Friday, November 16, 2007
Look Out For Open Manholes
I was on my way to the library to blog when I fell down a manhole. I was drinking a cup of coffee and thinking so I didn't notice that the cover was off. Nor did I notice the yellow caution tape or the bright orange pylons stacked all around the manhole. Oh, and I didn't notice the man in the yellow hardhat yelling. Well, that's not actually true. I heard him yelling but I didn't think that the, "Hey, Buddy! You're going to fall down that manhole!" was directed at me.

Yes, I'm OK. Luck was with me. The fall was pretty far but there was a big mushy pile of mud at the bottom. I did spill my coffee though. That sucked.

Anyway, once I worked my way out of the big mushy pile of mud I started to look around for a way to get back out again. I could hear the traffic above me and what sounded like the guy in the yellow hard hat yelling at someone.

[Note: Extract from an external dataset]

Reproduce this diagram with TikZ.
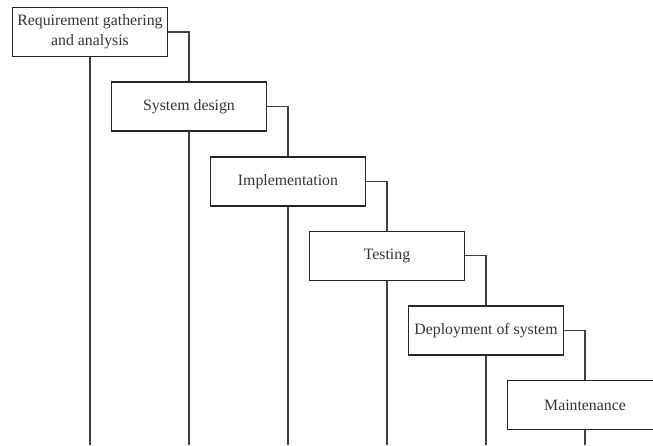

At first I figured that I could just wait until the guy in the yellow hard hat yelled at enough people to get me out. However it was very very smelly down there next to the big pile of mushy mud. In fact, upon inspecting the big pile mushy mud it seemed that it wasn't only mushy, it was slimy too.

I let my eyes adjust to the darkness, tucking my nose in the collar of my t-shirt to help filter out some of the stink. It was then that I saw it- a big, mean, hairy dog like thing hunched in the corner under some pipes. There was slime dripping out from between its teeth. Not good.

Don't get me wrong, I like dogs but this thing wasn't going to go on my Cute or Friendly list any time soon. In fact this thing had just moved directly to the top of my Things I Wouldn't Want to Be Stuck 30 Feet Below Street Level In a Confined Space With list.

It made this very low, gravely growling noise in the back of it's throat and clicked it's teeth together slowly. I backed up trying to feel behind me for something I could use as a weapon. All I felt was that disgusting slime coating everything.

The big, mean, hairy dog-thing raised it's head up. I could see the slime covering it's black nose. Then it suddenly sneezed. Yes, it sneezed and covered me in slime. The hairy dog thing then lowered its head and wined. The damned thing had a cold.

Before I could really decide what to do, the last five feet of a white nylon rope plopped on my head. I looked up and saw that the guy in the yellow hard hat (who was still yelling) had gathered a group of people together and managed to send a rope down to me. From what I could see it looked like they were poised to haul me up. The dog thing with a cold started making those noises again so I grabbed the rope, eager to avoid another slime bath and I was pulled up.

So, I had to go back home shower and burn my clothes and then head back to the library, this time looking out for open manholes.


3 Comments:

Blogger Nichole D. said...

Uh, seriously?! This happened? Or is this some creative fiction? It's so hard to tell with you, sometimes...

Anonymous Anonymous said...

This comment has been removed by a blog administrator.

Blogger David S. said...

This so totally, really happened. To me, even.